Discipline: Biological Sciences
Subcategory: STEM Research
Vernon Ruffin - Virginia Union University
During the second year of the Virginia Union University Undergraduate Research Training Program in the Biological Sciences Target Infusion Project (NSF Award #1623357), the second course-based undergraduate research experience (CURE)-infused course was implemented focusing on the neurophysiology research being conducted by the co-PI, Dr. Vernon A. Ruffin. Undergraduate Biology majors enrolled in two courses were given opportunities to process C57/BL6 mouse brains obtained from collaborating using immunohistochemistry and Western Blot techniques. The CURE-infused section of general biology also employed a comprehensive approach to aid student comprehension of key concepts. Reading was emphasized and regular formative assessment was employed to monitor student progress. A suite of supplemental materials (including PowerPoint lecture slides, videos, and practice questions) were also made available to reinforce concepts introduced in lectures. Students are examined using the standardized test that accompanies the required text. In the laboratory section of the CURE, the co-PI?s research involving transmembrane proteins was drawn upon to reinforce neurophysiology concepts from the lecture. CURE students were also required to find and review scientific journal articles on relevant neuropsychology topics.
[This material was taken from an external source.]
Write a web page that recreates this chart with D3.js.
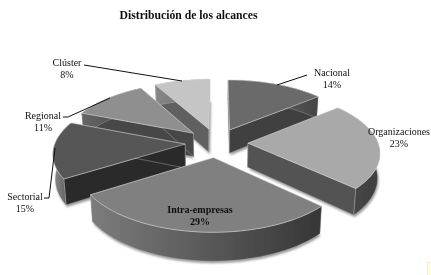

Students summarized the journal articles in a written document and were encouraged to present the journals as part of the STEM Research Journal Club, another initiative of this TIP grant. Students successfully mastered key skills associated with performing the western blot technique, including weighing chemicals, making solutions, pH calibration, pipetting, and spectrophotometry. In addition, some students learned tissue sectioning and immunohistochemistry. As a result of exposure to authentic research at an early stage in their careers, two students from the General Biology course who originally identified having interests in veterinarian science persisted in research after the semester ended and participated in summer research activities. These students presented posters on their research findings at the 2018 Annual Biomedical Research Conference for Minority Students (ABRCMS). As a result of these efforts and growing student interest in research, the co-PI has been able to establish a functional neurophysiology laboratory at VUU.